William Benton

William Benton is passionate about making it easier for machine learning practitioners to benefit from advanced infrastructure and making it possible for organizations to manage machine learning systems. His recent roles have included defining product strategy and professional services offerings related to data science and machine learning, leading teams of data scientists and engineers, and contributing to many open source communities related to data, ML, and distributed systems. Will was an early advocate of building machine learning systems on Kubernetes and developed and popularized the “intelligent applications” idiom for machine learning systems in the cloud. He has also conducted research and development related to static program analysis, language runtimes, cluster configuration management, and music technology.
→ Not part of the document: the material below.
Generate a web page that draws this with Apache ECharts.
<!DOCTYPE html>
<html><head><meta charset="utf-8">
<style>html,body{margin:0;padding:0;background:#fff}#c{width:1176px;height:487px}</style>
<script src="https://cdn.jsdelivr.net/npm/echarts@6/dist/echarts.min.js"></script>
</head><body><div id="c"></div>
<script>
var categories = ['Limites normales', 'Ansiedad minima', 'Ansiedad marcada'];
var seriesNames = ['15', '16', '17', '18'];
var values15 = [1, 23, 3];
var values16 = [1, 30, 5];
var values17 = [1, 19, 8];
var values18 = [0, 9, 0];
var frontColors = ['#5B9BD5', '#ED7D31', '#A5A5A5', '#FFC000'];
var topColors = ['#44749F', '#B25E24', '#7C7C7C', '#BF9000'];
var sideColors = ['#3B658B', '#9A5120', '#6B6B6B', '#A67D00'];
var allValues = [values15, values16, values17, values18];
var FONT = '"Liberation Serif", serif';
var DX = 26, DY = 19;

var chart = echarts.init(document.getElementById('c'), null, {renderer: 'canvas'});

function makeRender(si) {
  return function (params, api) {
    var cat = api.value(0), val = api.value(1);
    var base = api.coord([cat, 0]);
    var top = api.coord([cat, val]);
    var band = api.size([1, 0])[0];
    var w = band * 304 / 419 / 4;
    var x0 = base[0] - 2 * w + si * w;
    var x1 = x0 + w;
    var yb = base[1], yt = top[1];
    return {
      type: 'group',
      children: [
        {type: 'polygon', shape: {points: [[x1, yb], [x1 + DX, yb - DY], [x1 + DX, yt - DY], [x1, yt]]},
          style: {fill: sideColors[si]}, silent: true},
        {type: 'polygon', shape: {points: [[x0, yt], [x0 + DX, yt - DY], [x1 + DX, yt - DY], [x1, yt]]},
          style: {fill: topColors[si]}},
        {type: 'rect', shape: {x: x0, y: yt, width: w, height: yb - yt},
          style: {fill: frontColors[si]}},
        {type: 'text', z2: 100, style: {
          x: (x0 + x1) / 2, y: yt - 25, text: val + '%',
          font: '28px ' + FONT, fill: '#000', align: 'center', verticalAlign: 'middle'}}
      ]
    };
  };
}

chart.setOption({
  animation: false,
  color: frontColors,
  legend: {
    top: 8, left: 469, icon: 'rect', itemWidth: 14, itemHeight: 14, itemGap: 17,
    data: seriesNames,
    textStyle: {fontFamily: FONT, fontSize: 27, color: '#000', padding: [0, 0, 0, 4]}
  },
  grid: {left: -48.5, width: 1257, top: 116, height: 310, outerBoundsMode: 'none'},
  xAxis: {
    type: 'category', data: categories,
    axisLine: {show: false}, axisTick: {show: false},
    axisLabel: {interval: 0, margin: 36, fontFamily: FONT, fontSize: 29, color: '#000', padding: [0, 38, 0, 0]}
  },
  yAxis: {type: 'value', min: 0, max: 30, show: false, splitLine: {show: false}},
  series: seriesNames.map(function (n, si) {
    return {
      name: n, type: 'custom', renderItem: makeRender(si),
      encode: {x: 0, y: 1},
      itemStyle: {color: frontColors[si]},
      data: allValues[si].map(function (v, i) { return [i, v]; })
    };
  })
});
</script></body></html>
Luxuries, necessities, and the challenges that remain: some experiences with accelerated data science
William Benton, Sophie Watson

The promise of accelerated computing presents an interesting paradox: while no one complains when new compute infrastructure is dramatically faster than its predecessor, few people realize how much they’d benefit from acceleration until they have it. It is perhaps unsurprising that a data scientist’s daily work consists of tasks that they can accomplish with their available computing resources, but simply running our existing work faster makes acceleration into a mere luxury. For accelerated computing to fulfill its promise, we need it to transform our work by enabling us to do new things that wouldn’t have been feasible without it. In this talk, we’ll discuss our experiences accelerating data science with specialized hardware and by scaling out on clusters. We’ll present examples of previously-impossible techniques becoming feasible, of the pleasant luxury of improved performance, and of the data science tasks that aren’t likely to justify additional hardware or implementation effort. You’ll leave this talk with a better understanding of how accelerated and scale-out computing can fit into your data science practice, a catalog of techniques that are still well served by standard hardware, and some actionable advice for how to take advantage of parallel and distributed computing across your workflow.